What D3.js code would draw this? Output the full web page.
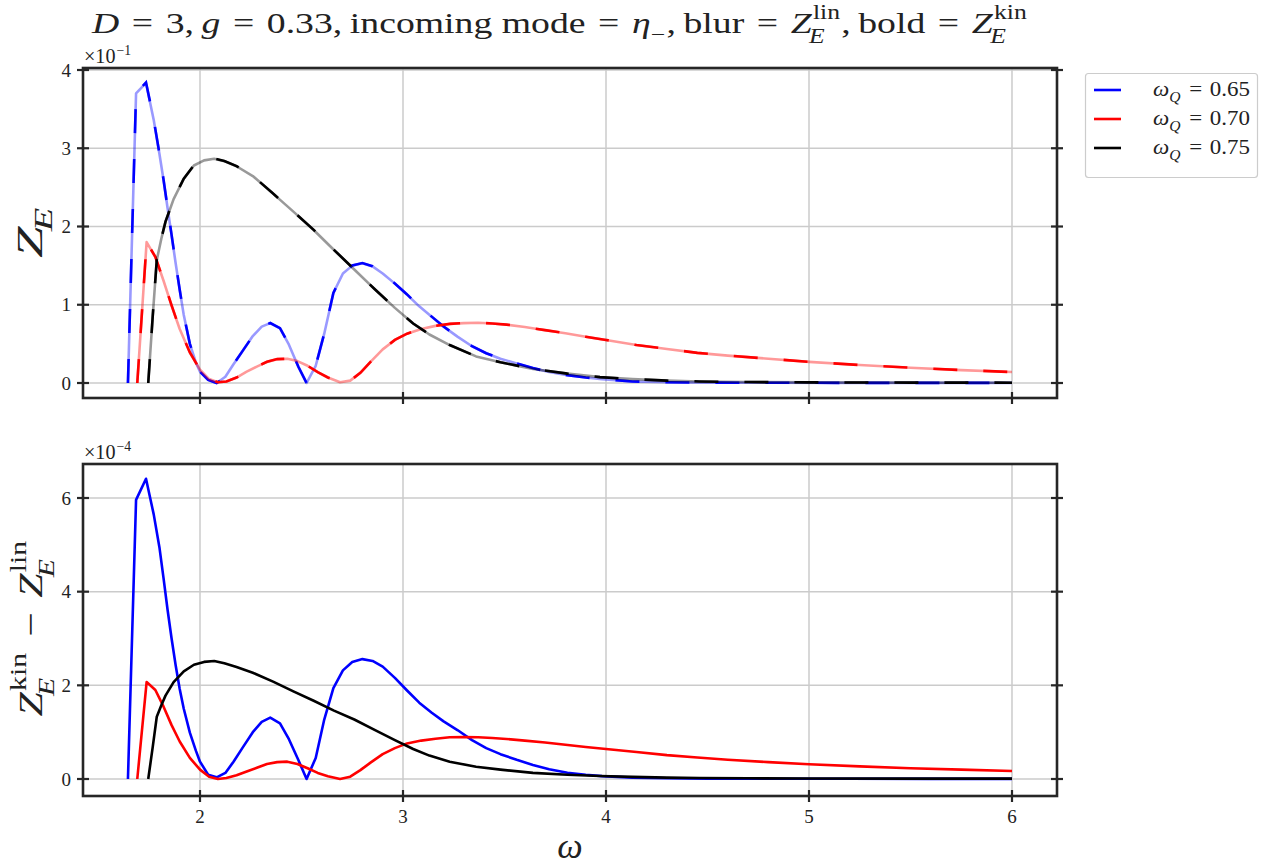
<!DOCTYPE html>
<html><head><meta charset="utf-8">
<script src="https://cdn.jsdelivr.net/npm/d3@7"></script>
<style>
html,body{margin:0;padding:0;background:#fff;}
text{font-family:"Liberation Serif","DejaVu Serif",serif;fill:#222;white-space:pre;}
</style></head>
<body><svg id="c" width="1271" height="868"></svg>
<script>
// ---------------- DATA ----------------
// omega_Q = 0.65 (blue)
const omega065 = [1.645,1.685,1.734,1.772,1.80,1.82,1.84,1.86,1.88,1.90,1.92,1.95,1.98,2.0,2.04,2.082,2.125,2.165,2.21,2.26,2.304,2.346,2.394,2.438,2.484,2.525,2.57,2.612,2.657,2.704,2.75,2.80,2.85,2.90,2.96,3.02,3.08,3.14,3.2,3.27,3.34,3.41,3.48,3.56,3.64,3.72,3.81,3.9,3.98,4.13,4.3,4.5,4.8,5.2,5.6,6.0];
// Z_E^lin in units of 1e-1
const zLin065 = [0,3.70,3.835,3.36,2.93,2.60,2.24,1.89,1.53,1.19,0.87,0.50,0.26,0.145,0.04,0.0,0.08,0.24,0.41,0.60,0.72,0.765,0.70,0.49,0.21,0,0.22,0.63,1.15,1.40,1.50,1.53,1.49,1.40,1.27,1.13,0.98,0.85,0.72,0.59,0.47,0.38,0.31,0.25,0.19,0.14,0.10,0.07,0.05,0.02,0.01,0.005,0.003,0.002,0.001,0.001];
// Z_E^kin - Z_E^lin in units of 1e-4
const dZ065 = [0,5.96,6.41,5.65,4.95,4.30,3.62,3.00,2.43,1.92,1.50,0.99,0.60,0.37,0.09,0.035,0.13,0.37,0.67,1.00,1.22,1.31,1.19,0.85,0.41,0,0.45,1.27,1.94,2.32,2.50,2.56,2.52,2.40,2.16,1.89,1.63,1.42,1.23,1.04,0.83,0.66,0.53,0.41,0.30,0.21,0.135,0.09,0.062,0.03,0.015,0.008,0.005,0.004,0.003,0.003];

// omega_Q = 0.70 (red)
const omega070 = [1.691,1.737,1.78,1.82,1.86,1.90,1.95,2.0,2.045,2.088,2.13,2.18,2.23,2.28,2.33,2.38,2.43,2.48,2.53,2.58,2.63,2.69,2.74,2.79,2.84,2.9,2.96,3.02,3.09,3.16,3.23,3.3,3.37,3.44,3.51,3.6,3.7,3.8,3.9,4.0,4.15,4.3,4.45,4.6,4.8,5.0,5.25,5.5,5.75,6.0];
const zLin070 = [0,1.80,1.61,1.31,0.99,0.69,0.39,0.17,0.05,0.01,0.02,0.07,0.145,0.21,0.27,0.305,0.31,0.28,0.22,0.14,0.07,0.01,0.03,0.13,0.27,0.43,0.55,0.63,0.69,0.73,0.755,0.765,0.77,0.76,0.745,0.715,0.675,0.635,0.59,0.55,0.485,0.435,0.385,0.35,0.31,0.27,0.23,0.195,0.165,0.14];
const dZ070 = [0,2.07,1.90,1.55,1.15,0.80,0.45,0.20,0.05,0.0,0.02,0.08,0.16,0.24,0.32,0.36,0.37,0.32,0.23,0.13,0.06,0.0,0.05,0.19,0.35,0.53,0.66,0.76,0.82,0.86,0.89,0.895,0.89,0.875,0.855,0.82,0.78,0.73,0.685,0.64,0.575,0.51,0.46,0.41,0.36,0.315,0.27,0.23,0.20,0.17];

// omega_Q = 0.75 (black)
const omega075 = [1.745,1.767,1.787,1.81,1.83,1.87,1.92,1.97,2.02,2.07,2.12,2.18,2.26,2.36,2.46,2.56,2.66,2.76,2.86,2.96,3.05,3.13,3.23,3.36,3.48,3.64,3.81,3.97,4.13,4.3,4.46,4.7,5.0,5.5,6.0];
const zLin075 = [0,0.85,1.57,1.85,2.06,2.35,2.61,2.78,2.845,2.865,2.835,2.77,2.645,2.42,2.19,1.955,1.70,1.45,1.20,0.96,0.76,0.62,0.485,0.34,0.265,0.18,0.12,0.075,0.05,0.03,0.02,0.012,0.008,0.005,0.004];
const dZ075 = [0,0.68,1.33,1.58,1.78,2.07,2.30,2.44,2.50,2.52,2.47,2.39,2.27,2.08,1.87,1.67,1.46,1.27,1.05,0.83,0.64,0.50,0.37,0.26,0.20,0.13,0.09,0.064,0.045,0.03,0.022,0.015,0.01,0.008,0.007];

const seriesLabels = ["0.65","0.70","0.75"];
const seriesColors = ["#0000ff","#ff0000","#000000"];
const xTicks = [2,3,4,5,6];
const yTicksTop = [0,1,2,3,4];
const yTicksBot = [0,2,4,6];
const topExponent = -1, botExponent = -4;

// ---------------- LAYOUT ----------------
const svg = d3.select("#c");
const L = 83, R = 1057;
const topBox = {t:68, b:398};
const botBox = {t:464, b:796};
const x = d3.scaleLinear().domain([1.4236, 6.2217]).range([L, R]);
const yTop = d3.scaleLinear().domain([-0.1917, 4.0256]).range([topBox.b, topBox.t]);
const yBot = d3.scaleLinear().domain([-0.363, 6.726]).range([botBox.b, botBox.t]);

const series = [
  {om: omega065, lin: zLin065, d: dZ065},
  {om: omega070, lin: zLin070, d: dZ070},
  {om: omega075, lin: zLin075, d: dZ075}
].map((s,i)=>({...s, color: seriesColors[i], label: seriesLabels[i]}));

const SP = "\u2004"; // math spacing around relations

// Math text helper (Computer-Modern-like layout approximated with Liberation Serif)
function mathText(parent, parts, size){
  const outer = parent.append("g");
  const g = outer.append("g");
  let cx = 0;
  parts.forEach(p=>{
    if (p.t){
      const t = g.append("text").attr("x",cx).attr("y",0)
        .style("font-size",size+"px").style("font-style",p.it?"italic":"normal").text(p.t);
      cx += t.node().getComputedTextLength();
    }
    if (p.sup || p.sub){
      let ws=0, wb=0;
      const ss = size*0.68;
      if (p.sup){
        const s = g.append("text").attr("x",cx+1).attr("y",-size*(p.sub?0.47:0.40))
          .style("font-size",ss+"px").text(p.sup);
        ws = s.node().getComputedTextLength();
      }
      if (p.sub){
        const s = g.append("text").attr("x",cx+(p.subdx||0)).attr("y",size*(p.sup?0.34:0.28))
          .style("font-size",ss+"px").style("font-style",p.subIt===false?"normal":"italic").text(p.sub);
        wb = s.node().getComputedTextLength() + (p.subdx||0);
      }
      cx += Math.max(ws+1,wb) + 1;
    }
  });
  return {outer, g, w: cx, fit(target){ g.attr("transform",`scale(${target/cx},1)`); this.w = target; return this; }};
}

function drawGrid(box, y, yTicks){
  const g = svg.append("g");
  g.selectAll(".gx").data(xTicks).join("line")
    .attr("x1",d=>x(d)).attr("x2",d=>x(d)).attr("y1",box.t).attr("y2",box.b)
    .attr("stroke","#cbcbcb").attr("stroke-width",1.5);
  g.selectAll(".gy").data(yTicks).join("line")
    .attr("x1",L).attr("x2",R).attr("y1",d=>y(d)).attr("y2",d=>y(d))
    .attr("stroke","#cbcbcb").attr("stroke-width",1.5);
  return g;
}
function drawFrame(box, y, yTicks, showXLabels){
  const g = svg.append("g");
  g.append("rect").attr("x",L).attr("y",box.t).attr("width",R-L).attr("height",box.b-box.t)
    .attr("fill","none").attr("stroke","#262626").attr("stroke-width",2.6);
  const tk = 6;
  yTicks.forEach(d=>{
    [L,R].forEach(xx=>{
      g.append("line").attr("x1",xx-tk).attr("x2",xx+tk).attr("y1",y(d)).attr("y2",y(d))
        .attr("stroke","#262626").attr("stroke-width",2.2);
    });
    g.append("text").attr("x",L-12).attr("y",y(d)).attr("dy","0.35em")
      .attr("text-anchor","end").style("font-size","19px").text(d);
  });
  xTicks.forEach(d=>{
    g.append("line").attr("x1",x(d)).attr("x2",x(d)).attr("y1",box.b-tk).attr("y2",box.b+tk)
      .attr("stroke","#262626").attr("stroke-width",2.2);
    if (showXLabels){
      g.append("text").attr("x",x(d)).attr("y",box.b+27).attr("text-anchor","middle")
        .style("font-size","19px").text(d);
    }
  });
  return g;
}

// ---------------- TOP PANEL ----------------
drawGrid(topBox, yTop, yTicksTop);
series.forEach(s=>{
  const linPts = s.om.map((o,i)=>({om:o, v:s.lin[i]}));
  // kin = lin + difference (difference in 1e-4, lin in 1e-1)
  const kinPts = s.om.map((o,i)=>({om:o, v:s.lin[i] + s.d[i]*Math.pow(10, botExponent-topExponent)}));
  const ln = d3.line().x(d=>x(d.om)).y(d=>yTop(d.v));
  svg.append("path").attr("d",ln(linPts)).attr("fill","none")
    .attr("stroke",s.color).attr("stroke-opacity",0.4).attr("stroke-width",2.6)
    .attr("stroke-linejoin","round");
  svg.append("path").attr("d",ln(kinPts)).attr("fill","none")
    .attr("stroke",s.color).attr("stroke-width",2.6).attr("stroke-dasharray","24,26");
});
drawFrame(topBox, yTop, yTicksTop, false);

// ---------------- BOTTOM PANEL ----------------
drawGrid(botBox, yBot, yTicksBot);
series.forEach(s=>{
  const pts = s.om.map((o,i)=>({om:o, v:s.d[i]}));
  const ln = d3.line().x(d=>x(d.om)).y(d=>yBot(d.v));
  svg.append("path").attr("d",ln(pts)).attr("fill","none")
    .attr("stroke",s.color).attr("stroke-width",2.6).attr("stroke-linejoin","round");
});
drawFrame(botBox, yBot, yTicksBot, true);

// ---------------- TEXTS ----------------
[[topBox, topExponent],[botBox, botExponent]].forEach(([b,e])=>{
  const m = mathText(svg, [{t:"×10", sup:"−"+Math.abs(e)}], 20).fit(48);
  m.outer.attr("transform",`translate(${L+1},${b.t-5})`);
});

// title
{
  const m = mathText(svg, [
    {t:"D",it:true},{t:SP+"="+SP+"3,\u2009"},{t:"g",it:true},{t:SP+"="+SP+"0.33,\u2009incoming mode"+SP+"="+SP},
    {t:"η",it:true, sub:"−", subIt:false},{t:",\u2009blur"+SP+"="+SP},
    {t:"Z",it:true, sup:"lin", sub:"E", subdx:-2},{t:",\u2009bold"+SP+"="+SP},
    {t:"Z",it:true, sup:"kin", sub:"E", subdx:-2}
  ], 30).fit(936);
  m.outer.attr("transform",`translate(${92},33)`);
}
// y label top
{
  const m = mathText(svg, [{t:"Z",it:true, sub:"E", subdx:-3}], 36).fit(52);
  m.outer.attr("transform",`translate(42,${(topBox.t+topBox.b)/2 - 1}) rotate(-90) translate(${-m.w/2},0)`);
}
// y label bottom
{
  const m = mathText(svg, [
    {t:"Z",it:true, sup:"kin", sub:"E", subdx:-3},{t:SP+"−"+SP},
    {t:"Z",it:true, sup:"lin", sub:"E", subdx:-3}
  ], 34).fit(177);
  m.outer.attr("transform",`translate(42,${(botBox.t+botBox.b)/2 - 2}) rotate(-90) translate(${-m.w/2},0)`);
}
// x label
{
  const m = mathText(svg, [{t:"ω",it:true}], 36);
  m.outer.attr("transform",`translate(${(L+R)/2 - m.w/2},858)`);
}

// legend
{
  const lg = svg.append("g");
  lg.append("rect").attr("x",1085.5).attr("y",73.5).attr("width",172).attr("height",104)
    .attr("rx",3).attr("fill","#fff").attr("stroke","#cccccc").attr("stroke-width",1.2);
  series.forEach((s,i)=>{
    const yy = 90 + i*29;
    lg.append("line").attr("x1",1094).attr("x2",1121).attr("y1",yy).attr("y2",yy)
      .attr("stroke",s.color).attr("stroke-width",2.6);
    const m = mathText(lg, [{t:"ω",it:true, sub:"Q"},{t:SP+"="+SP+s.label}], 22).fit(97);
    m.outer.attr("transform",`translate(${1250 - m.w},${yy+6})`);
  });
}
</script></body></html>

***

Problem: Identify lines with the string "this". Copy each one.

Exercise solution:
What D3.js code would draw this? Output the full web page.
  return {outer, g, w: cx, fit(target){ g.attr("transform",`scale(${target/cx},1)`); this.w = target; return this; }};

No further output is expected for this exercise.